DATA ROWS>
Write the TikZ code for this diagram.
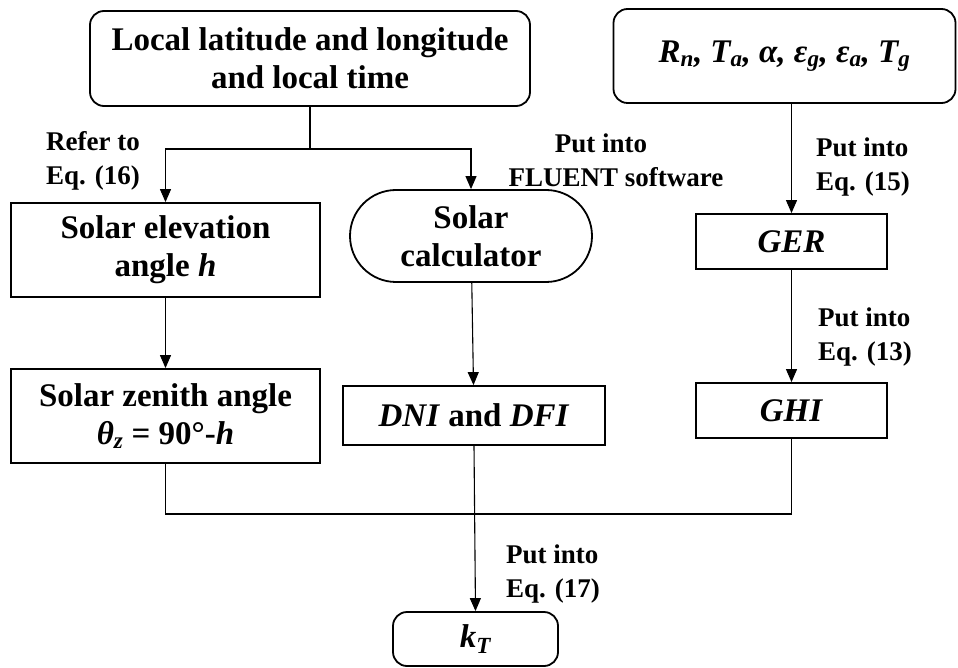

---

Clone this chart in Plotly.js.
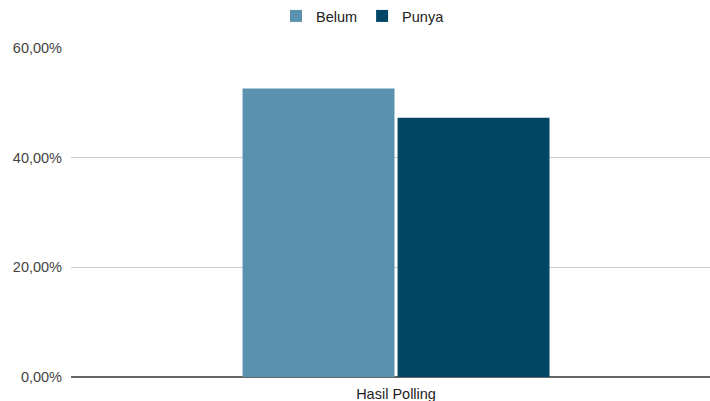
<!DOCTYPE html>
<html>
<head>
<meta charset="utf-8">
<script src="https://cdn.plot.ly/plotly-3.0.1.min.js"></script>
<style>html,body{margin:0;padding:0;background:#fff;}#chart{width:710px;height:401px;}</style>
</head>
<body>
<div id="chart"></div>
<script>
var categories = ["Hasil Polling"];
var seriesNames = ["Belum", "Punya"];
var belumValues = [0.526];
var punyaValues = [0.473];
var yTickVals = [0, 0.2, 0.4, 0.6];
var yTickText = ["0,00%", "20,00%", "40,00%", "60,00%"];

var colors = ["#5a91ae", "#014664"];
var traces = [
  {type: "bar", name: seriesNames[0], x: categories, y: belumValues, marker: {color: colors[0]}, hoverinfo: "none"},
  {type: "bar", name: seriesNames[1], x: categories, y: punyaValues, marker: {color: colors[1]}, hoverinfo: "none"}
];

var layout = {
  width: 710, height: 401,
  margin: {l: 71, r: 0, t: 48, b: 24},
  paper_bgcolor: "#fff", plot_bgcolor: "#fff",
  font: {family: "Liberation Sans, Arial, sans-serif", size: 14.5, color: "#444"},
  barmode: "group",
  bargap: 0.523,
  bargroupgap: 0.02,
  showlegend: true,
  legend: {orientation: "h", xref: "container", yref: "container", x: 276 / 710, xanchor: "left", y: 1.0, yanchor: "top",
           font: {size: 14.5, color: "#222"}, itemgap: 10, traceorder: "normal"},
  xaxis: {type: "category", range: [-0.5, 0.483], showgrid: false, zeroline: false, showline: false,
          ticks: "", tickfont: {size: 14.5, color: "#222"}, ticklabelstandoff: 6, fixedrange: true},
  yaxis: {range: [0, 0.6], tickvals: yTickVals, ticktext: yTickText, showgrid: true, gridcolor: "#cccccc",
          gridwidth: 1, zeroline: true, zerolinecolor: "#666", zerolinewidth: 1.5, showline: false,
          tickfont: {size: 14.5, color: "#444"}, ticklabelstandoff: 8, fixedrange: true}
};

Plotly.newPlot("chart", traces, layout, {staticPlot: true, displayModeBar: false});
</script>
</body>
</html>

TASK INSTRUCTIONS> Copy all lines in the listing above where the string "this" appears.

EXPECTED ANSWER>
Write the TikZ code for this diagram.
Clone this chart in Plotly.js.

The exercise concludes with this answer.